Il film stupisce anche  per il  ritmo scorrevole e le sequenze di immagini ad alto contenuto estetico. Verrebbe da dire che per la  potenza creativa delle  inquadrature, l’originalità delle scene  così ben curate in ogni dettaglio, l’eccezionale coordinazione degli attori da parte del regista, la bravura degli attori stessi, gli intrecci molto fedeli alle regole classiche aristoteliche del racconto, il film  potrebbe essere considerato un vero e proprio capolavoro.

La pellicola riesce a trasmettere un carica lirica di pregevole livello lungo una narrazione che fa spettacolo e arte nello stesso tempo, in quanto Hooper fa sconfinare un po’ lo spettacolo dalla sua tradizionale frontiera con l’arte, un confine di solito rigido costituito dal filo robusto di una  emotività grossolana e banale povera di senso,  allargandolo, ibridamente, in forme nuove affini all’arte, ciò avviene per l’acquisizione nell’immagine di una seriosità prolungata, che riesce a dare maggior rispetto formale all’emozione che la racchiude.

La soddisfazione del buon gusto elevato a norma, ne giova, esso è ricercato dal regista con  determinazione, anche nella forma spettacolo.
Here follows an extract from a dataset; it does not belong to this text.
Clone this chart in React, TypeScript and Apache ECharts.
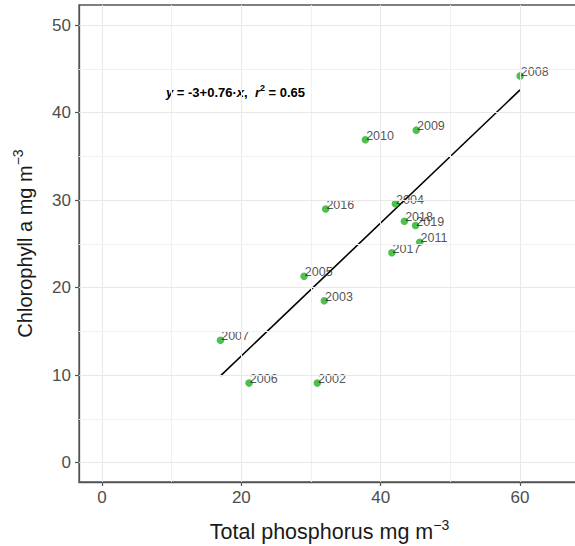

La narrazione è fatta di immagini e suoni molto  ricercati, costruiti con sagacia e abilità tecnica impressionante, il lirismo  appare subito  di grande spessore comunicativo coadiuvato dalla profondità  di campo fotografica e dai primi piani molto modulati che lo caratterizza, un lirismo felicemente funzionante ben inserito nel contesto storico della restaurazione francese, con tutti suoi colori di costume e culturali, una restaurazione caratterizzata da una drammaticità lenta e prolungata destinata a sconfinare in una nuova tragedia sociale.